The indictment of a prime minister on war crimes charges hardly seems like good news, but for troubled and bloodied Kosovo, that's what it is, or at least should be. When Ramush Haradinaj, who had been prime minister of the provincial government for only about three months, resigned yesterday after being informed of his indictment by the International Criminal Tribunal for the Former Yugoslavia, it gave Kosovo's ethnic Albanians a new chance to show they deserve independence.
Choosing Mr. Haradinaj in the first place was one of several distressing signs that the Kosovo Albanians were not yet ready for running their own country, which would require them to guarantee the rights and security of the Serb minority.
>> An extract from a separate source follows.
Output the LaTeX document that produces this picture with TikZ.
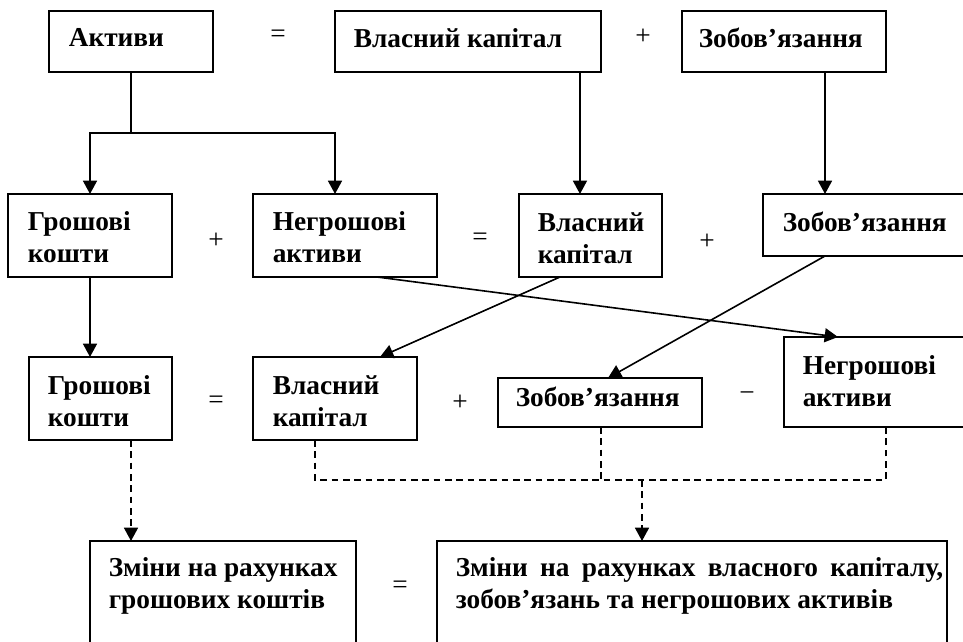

Less than a year ago, ethnic Albanians went on a rampage that left 19 Serbs dead and 900 wounded.
Mr. Haradinaj has been accused by the Serbs of committing atrocities in the Decani region of western Kosovo when he was a commander there of the Kosovo Liberation Army, the guerrilla army that battled Serb forces in the late 1990's. He has denied any wrongdoing, but K.L.A. fighters were reported to be responsible for killing Serbs and ethnic Albanians suspected of collaborating with Serb rule.
An international review this summer is supposed to determine whether Kosovo has met the standards of governance and interethnic harmony that would justify granting it independence under a timetable set by the Security Council. It's been clear lately that Kosovo's leaders have failed the test. But the Kosovo Albanians could take a big step toward countering that impression by choosing a new prime minister who is not tainted by his actions during the battles with the Serbs and who could serve as a moderating, uniting influence in the divided province.